23 June 2006

Uncommon Nonsense on the iCommons

Originally I was going to leave this article on iCommons and the global digital commons alone, since it doesn't really deserve Margaret's "oxygen of publicity", but upon re-reading parts of it, I feel that some of the crasser assertions shouldn't go unchallenged.

For example:

The Creative Commons project is a curiously inverted attempt to use a private property regime to reproduce a "common" (understood, for me at least, as a non-owned culturally shared space of culture, knowledge or ideas). Put another way, Creative Commons seems to be attempting to create a shared public resource through a clever bit of tweaking of copyright, without the messy and difficult problems of educating citizens to the important of a public domain (or "common" good).

Well, actually it's just doing what Stallman did with the GNU GPL 20 years ago: if you understand the GPL, you understand what the Creative Commons is trying to do, and how.

Or:

In one way this raises questions about to what extent national states' sovereign control of their intellectual property law can be transcended in this way. It raises important questions about how this project might be perceived as a threat to the national interest of any single state. Will governments be happy to watch their cultural products seep away into an American founded "common" or will they legislate to make Creative Commons type projects illegal or regulated?

The idea of the commons is well-nigh universal concept that has only been lost in recent years; moreover, by definition, it's for everyone: it doesn't take away, it gives. "[I]ntellectual property law", on the other hand, of whatever "sovereign nation", nearly always takes away, because it simply defines the intellectual monopolies it grants.

Or even:

There may also be concern from a western perspective about the leaking out of protective national spheres of certain technologies and knowledges (issues raised by encryption software or GNU /Linux giving a technological boon to software development skills in China, for example).

I'm speechless: so we're worried about all those nasty furriners getting all this dangerous high-techy stuff like encryption (which they have already) or even - Heaven forfend! - that these Chinese devils might learn to program.

There, I knew I shouldn't have given it that blast of oxygen.

2 comments:

Anonymous said...

To be honest I think you are making a mistake thinking that free software GPL and Creative Commons are the same. They are not. RMS has always been clear that the moral of free software come first. for him sharing code is a 'human right'. Creative commons has no such core value as Niva Elkin-Koren clearly points out in this recent article. And RMS leaving Creative Commons was a clear demonstration of the difference between the two.

Secondly, I think the article is spot on when trying to present the dangers implicit in unilaterally creating these supra-national copyright regimes (i.e. Creative Commons which *is* a copyright regime). No doubt about it, national governments will get twitchy about it. Of course, this means that CC and others will need to get their education hats on to make sure any paranoia is explained away. But the article is merely highlighting this as a possible future problem.
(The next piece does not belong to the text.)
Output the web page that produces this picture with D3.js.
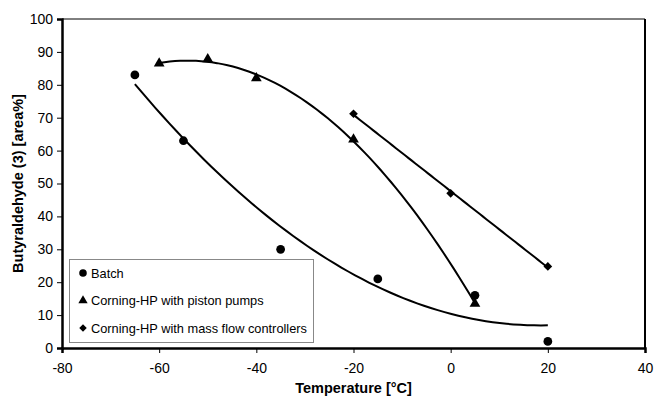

Lastly, creative commons is NOT a common. It is a clever space created through copyright, but it is a very different concept to that of a true common. There is no need to obfuscate that fact, like you try to do in this post. Hats off to creative commons, of course, but lets not be completely sycophantic.

Margaux

glyn moody said...

You're certainly right that there is a big difference between why Stallman is doing what he doing and the Creative Commons' motives, in that the former is concerned with ethical issues, and the latter are pragmatic. In this, CC is closer to open source than free software. But my point is that both, paradoxically, are using copyright not to restrict users' rights, but to increase them. So the ends may be different, but the means are identical.

And yes, the national governments may well get twitchy about it: but does that matter? Free software and Creative Commons are about giving to users, not to national governments. In fact, government's role is rather negative here: it creates and assigns the intellectual monopoly we call copyright. So if Creative Commons cuts across that to allow users – the people, shall we say – to receive more than their governments deign to grant them, great. You can hardly call such philanthropic acts American cultural imperialism.

Finally, I don't understand how you can say that Creative Commons is not about the commons. The 150 million or so items that are now covered by CC licences create different kinds of commons, it is true, but the majority are things that are made available for anyone to use, subject to varying constraints (just as physical commons like parks or roads are also available subject to constrints). So what is the difference?